Actor, playwright, and stand-up comic John Leguizamo kicked off his nationwide tour of his award-winning one-man show Latin History for Morons just last week in Durham, North Carolina. Latin History for Morons runs through November, with single or multi-day stops through Los Angeles, Chicago, Washington D.C., Seattle, Dallas, and San Antonio.
This isn’t the premiere of Leguizamo’s critically acclaimed show; Latin History for Morons was nominated for a Tony award in 2018, and was off- and on-Broadway in 2017 through early 2018. (P.S. If you can’t catch it live, the show is available on Netflix, too.) But, halfway through Trump’s term in the Oval Office and only days after the President’s racist tweets aimed at congresswomen of color, Leguizamo’s show reminds us with a simmering sense of anger and frustration that we will be stuck at an impasse until we acknowledge a complete history of the Americas.
In his show, he shares the timeline of Latin American history that was passed down to him by his uncle, beginning in the vaunted Mayan age up through the modern era of Pitbull. “But yo, what happened in the three thousand years between our great indigenous civilizations and us,” he considers. “How did we become so goddamn nonexistent — because if you don’t see yourself represented outside of yourself, you just feel f*cking invisible.” He cites the statistic that 73 million indigenous people in Central America, North America, and the Caribbean islands were exterminated by European colonizers, leaving only a few million survivors to tell the history of pre-colonial America.
This, he suggests, is why he created the show, a direct response to his son not having access to the breadth of Latin American history, the indigenous and pan-American influence that has been left out of history books and been overshadowed by Eurocentric progress.

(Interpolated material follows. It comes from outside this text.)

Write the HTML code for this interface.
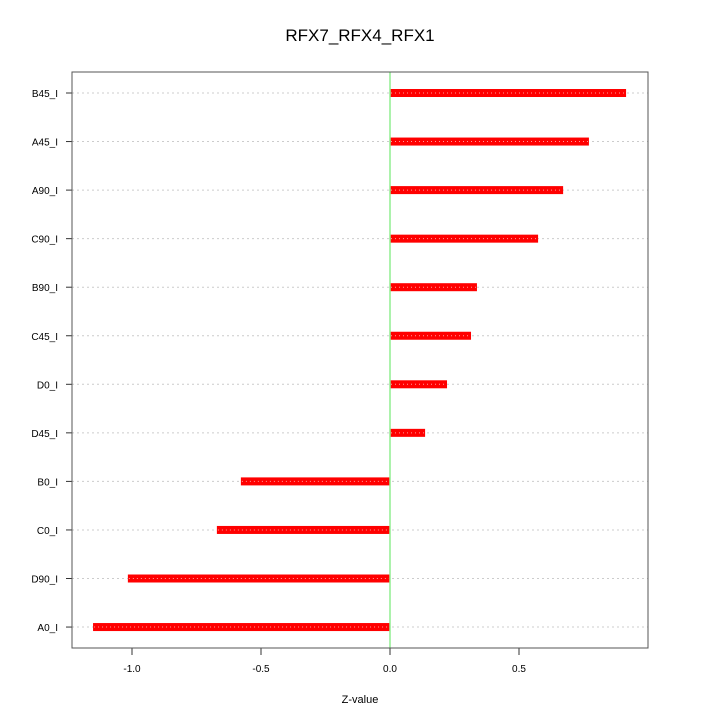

Leguizamo himself was humbled by his own ignorance. “I was the one who started to learn all this information,” Leguizamo said to NBC News, identifying himself as the original moron of his show. “And I will never feel like a second-class citizen in this country ever again.”
Shortly before his shows last week in Miami, he told the Miami Herald that he hopes to reach a young Latinx audience with this tour, a production that he had honed to be informative, personal, and dynamic, a balancing act of indispensable education and engagement. The final product contradicts what the gatekeepers of the entertainment industry have conditioned him to expect. “I’ve been told by studio heads that Latin people don’t want to see Latin people,” he said in an interview with the Herald, “There’s all this crazy Hollywood ‘wisdom’ that is really microaggressions that I gotta deal with on a daily basis. You go, ‘Why is there no Latin content?’ Well, they’re killing it at the root, at the creation of it.”